# EXERCISE AIM
Drop the pictures, then extract the listing word for word.

# DATA SHOWN
/---

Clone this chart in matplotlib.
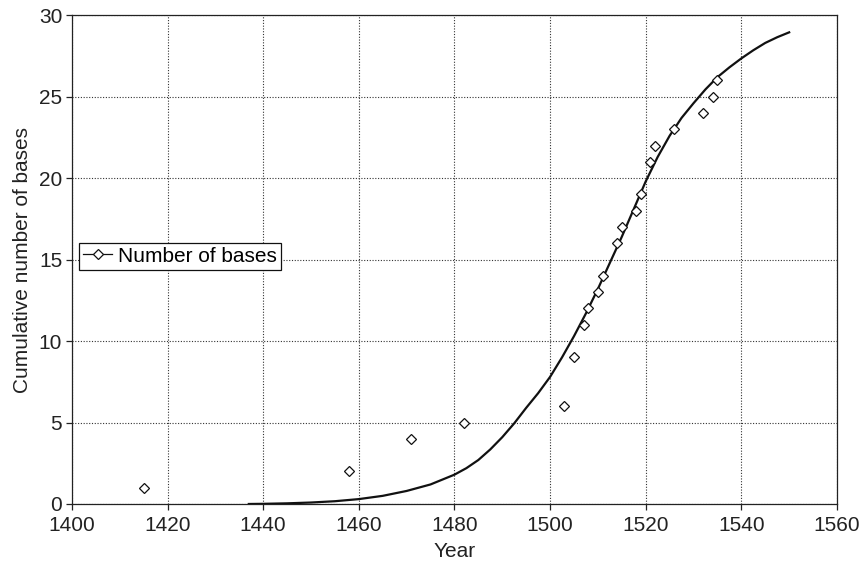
import matplotlib
matplotlib.use("Agg")
import matplotlib.pyplot as plt

# Observed data points (year, cumulative number of bases)
years = [1415, 1458, 1471, 1482, 1503, 1505, 1507, 1508, 1510, 1511,
         1514, 1515, 1518, 1519, 1521, 1522, 1526, 1532, 1534, 1535]
bases = [1, 2, 4, 5, 6, 9, 11, 12, 13, 14,
         16, 17, 18, 19, 21, 22, 23, 24, 25, 26]

# Fitted curve, values
curve_years = [1437, 1440, 1445, 1450, 1455, 1460, 1465, 1470, 1472.5, 1475,
               1477.5, 1480, 1482.5, 1485, 1487.5, 1490, 1492.5, 1495, 1497.5,
               1500, 1502.5, 1505, 1507.5, 1510, 1512.5, 1515, 1517.5, 1520,
               1522.5, 1525, 1527.5, 1530, 1532.5, 1535, 1537.5, 1540, 1542.5,
               1545, 1547.5, 1550]
curve_vals = [0.0, 0.01, 0.04, 0.09, 0.17, 0.3, 0.5, 0.8, 1.0, 1.2,
              1.5, 1.8, 2.2, 2.7, 3.35, 4.1, 4.95, 5.9, 6.8,
              7.8, 9.0, 10.3, 11.7, 13.2, 14.8, 16.4, 18.1, 19.8,
              21.3, 22.6, 23.7, 24.6, 25.45, 26.2, 26.8, 27.35, 27.85,
              28.3, 28.65, 28.95]

xticks = [1400, 1420, 1440, 1460, 1480, 1500, 1520, 1540, 1560]
yticks = [0, 5, 10, 15, 20, 25, 30]

plt.rcParams['font.family'] = ['Liberation Sans', 'DejaVu Sans']

fig = plt.figure(figsize=(8.66, 5.64), dpi=100)
ax = fig.add_axes([0.083, 0.1064, 0.8835, 0.8666])

ax.plot(curve_years, curve_vals, color='#111111', lw=1.6, zorder=3,
        solid_joinstyle='round')
ax.plot(years, bases, linestyle='none', marker='D', ms=4.8, mfc='white',
        mec='#111111', mew=0.9, zorder=4)

# legend proxy: line with diamond marker
proxy, = ax.plot([], [], color='#111111', lw=0.9, marker='D', ms=4.8,
                 mfc='white', mec='#111111', mew=0.9, label='Number of bases')

ax.set_xlim(1400, 1560)
ax.set_ylim(0, 30)
ax.set_xticks(xticks)
ax.set_yticks(yticks)
ax.grid(True, linestyle=(0, (1, 1.5)), color='#333333', lw=0.8)
ax.set_axisbelow(True)

for s in ax.spines.values():
    s.set_linewidth(0.9)
    s.set_color('#222222')

ax.tick_params(direction='out', length=4, width=0.9, labelsize=15,
               colors='#222222')
ax.tick_params(axis='x', pad=4.5)
ax.tick_params(axis='y', pad=3)
ax.set_xlabel('Year', fontsize=15, color='#222222', labelpad=5)
ax.set_ylabel('Cumulative number of bases', fontsize=15, color='#222222', labelpad=5)

leg = ax.legend(handles=[proxy], loc='center left', bbox_to_anchor=(0.0095, 0.507),
                fontsize=15, frameon=True, fancybox=False, borderpad=0.2,
                handlelength=1.4, handletextpad=0.25, borderaxespad=0)
leg.get_frame().set_edgecolor('#111111')
leg.get_frame().set_linewidth(0.9)
leg.get_frame().set_alpha(1)

fig.savefig('out.png', dpi=100)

\---

# PROBLEM SOLUTION
Clone this chart in matplotlib.
import matplotlib
matplotlib.use("Agg")
import matplotlib.pyplot as plt

# Observed data points (year, cumulative number of bases)
years = [1415, 1458, 1471, 1482, 1503, 1505, 1507, 1508, 1510, 1511,
         1514, 1515, 1518, 1519, 1521, 1522, 1526, 1532, 1534, 1535]
bases = [1, 2, 4, 5, 6, 9, 11, 12, 13, 14,
         16, 17, 18, 19, 21, 22, 23, 24, 25, 26]

# Fitted curve, values
curve_years = [1437, 1440, 1445, 1450, 1455, 1460, 1465, 1470, 1472.5, 1475,
               1477.5, 1480, 1482.5, 1485, 1487.5, 1490, 1492.5, 1495, 1497.5,
               1500, 1502.5, 1505, 1507.5, 1510, 1512.5, 1515, 1517.5, 1520,
               1522.5, 1525, 1527.5, 1530, 1532.5, 1535, 1537.5, 1540, 1542.5,
               1545, 1547.5, 1550]
curve_vals = [0.0, 0.01, 0.04, 0.09, 0.17, 0.3, 0.5, 0.8, 1.0, 1.2,
              1.5, 1.8, 2.2, 2.7, 3.35, 4.1, 4.95, 5.9, 6.8,
              7.8, 9.0, 10.3, 11.7, 13.2, 14.8, 16.4, 18.1, 19.8,
              21.3, 22.6, 23.7, 24.6, 25.45, 26.2, 26.8, 27.35, 27.85,
              28.3, 28.65, 28.95]

xticks = [1400, 1420, 1440, 1460, 1480, 1500, 1520, 1540, 1560]
yticks = [0, 5, 10, 15, 20, 25, 30]

plt.rcParams['font.family'] = ['Liberation Sans', 'DejaVu Sans']

fig = plt.figure(figsize=(8.66, 5.64), dpi=100)
ax = fig.add_axes([0.083, 0.1064, 0.8835, 0.8666])

ax.plot(curve_years, curve_vals, color='#111111', lw=1.6, zorder=3,
        solid_joinstyle='round')
ax.plot(years, bases, linestyle='none', marker='D', ms=4.8, mfc='white',
        mec='#111111', mew=0.9, zorder=4)

# legend proxy: line with diamond marker
proxy, = ax.plot([], [], color='#111111', lw=0.9, marker='D', ms=4.8,
                 mfc='white', mec='#111111', mew=0.9, label='Number of bases')

ax.set_xlim(1400, 1560)
ax.set_ylim(0, 30)
ax.set_xticks(xticks)
ax.set_yticks(yticks)
ax.grid(True, linestyle=(0, (1, 1.5)), color='#333333', lw=0.8)
ax.set_axisbelow(True)

for s in ax.spines.values():
    s.set_linewidth(0.9)
    s.set_color('#222222')

ax.tick_params(direction='out', length=4, width=0.9, labelsize=15,
               colors='#222222')
ax.tick_params(axis='x', pad=4.5)
ax.tick_params(axis='y', pad=3)
ax.set_xlabel('Year', fontsize=15, color='#222222', labelpad=5)
ax.set_ylabel('Cumulative number of bases', fontsize=15, color='#222222', labelpad=5)

leg = ax.legend(handles=[proxy], loc='center left', bbox_to_anchor=(0.0095, 0.507),
                fontsize=15, frameon=True, fancybox=False, borderpad=0.2,
                handlelength=1.4, handletextpad=0.25, borderaxespad=0)
leg.get_frame().set_edgecolor('#111111')
leg.get_frame().set_linewidth(0.9)
leg.get_frame().set_alpha(1)

fig.savefig('out.png', dpi=100)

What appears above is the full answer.